Overall, the book works wonderfully well. There is no let down or falseness in it, and it is marvellously open ended, "able to break into opposites." Among other things, Lambert constantly encourages the reader to "look at it one way, then surprise it, turning swiftly, to see a new visage on its changeable face." Looked at one way, Radiance and Keiko's story can be read as bleak. Nihilistic almost. The story hints at the futility of words and a possible hollowness in the protean shiftiness of story. If the face of the bakemono, the spirit fox, is truly wiped featureless, anything can be imposed on it; and you have to face the horror of moral relativity.
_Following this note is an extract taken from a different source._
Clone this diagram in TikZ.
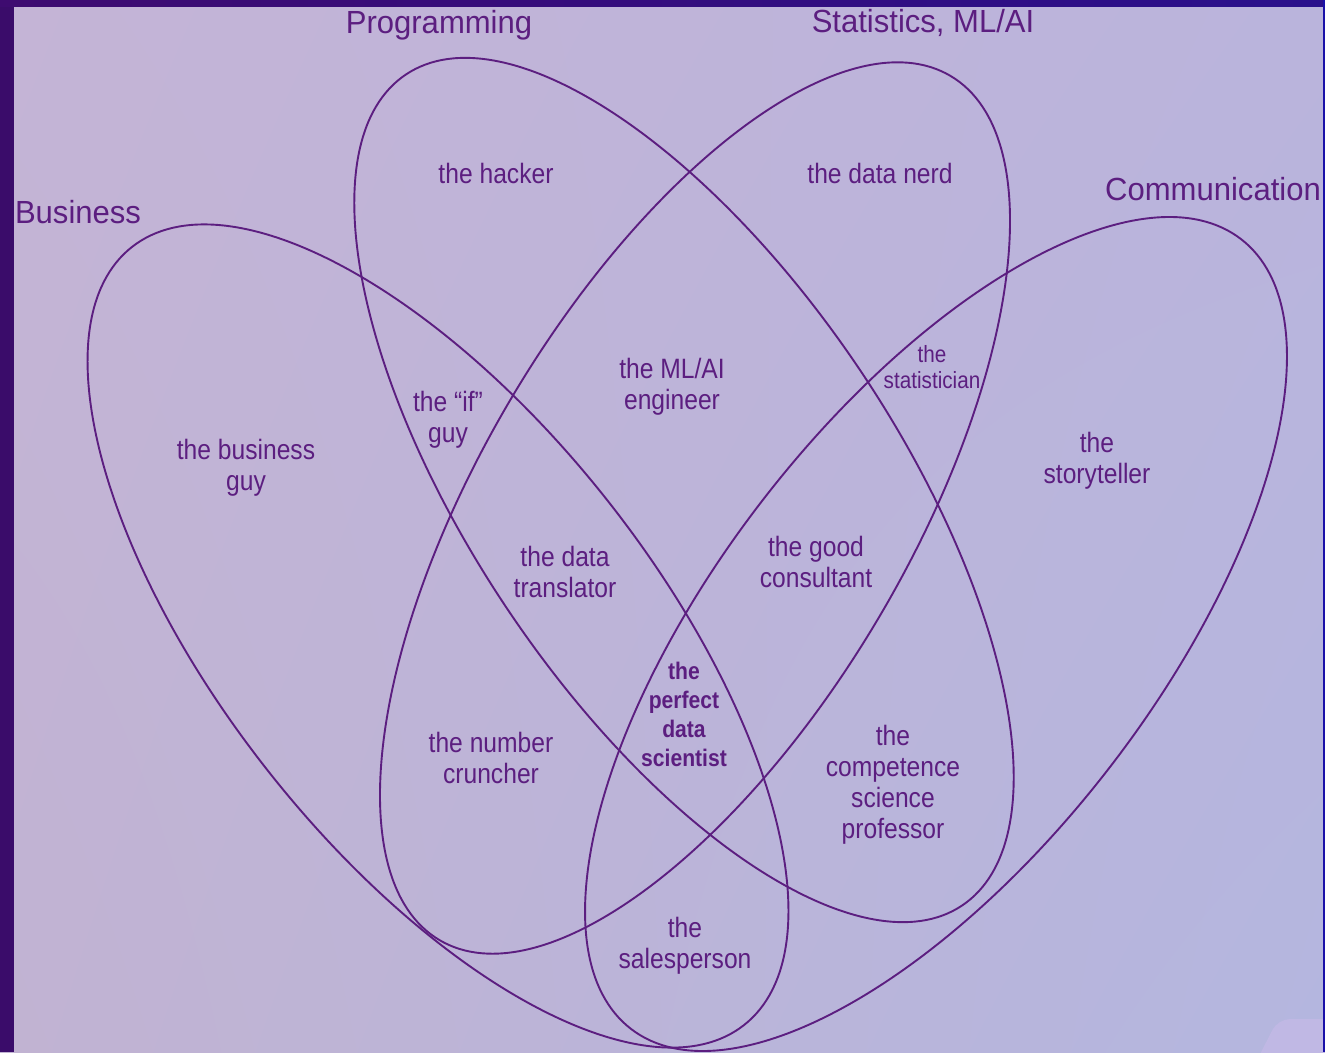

Even if there is good and evil, words and stories and an awareness of history do not prevent Iraq following on Vietnam following on Hiroshima.
Looked at another way, Radiance is a story of redemption. While the last paragraph is yet another story in a long succession of stories, a story as seemingly false and shifty as many that preceded it, it is a story that transcends its telling. This transcendence is not just a function of its intense lyricism. If it were merely that, we could simply dismiss it as yet another example of Daisy's hysteria, of her neurotic self-deceptions, an example of Daisy yet again projecting her own needs and desires onto Keiko. What could be more misguided and ironic, after all, than Daisy's vision of herself as a Christ figure, a Jesus of the Sacred Heart, carrying Keiko in the furnace of her heart! What redeems this last story is our realization that Daisy saved herself through it. The story predates the ending and it survives to serve as ending only because it helped Daisy to survive. If stories can mislead and betray, they can also save and transform.
One final thought. Radiance lingers in the mind and effects unforeseen changes. When I re-read "The Birthmark" on-line, several weeks after reading Radiance, I found far more than the cautionary Frankenstein story I remembered. Right now, Radiance also has me re-reading and reinterpreting The Reader, Bernhard Schlink's exploration of Holocaust guilt and the ways in which the scars of the past can torment and distort the face of the present.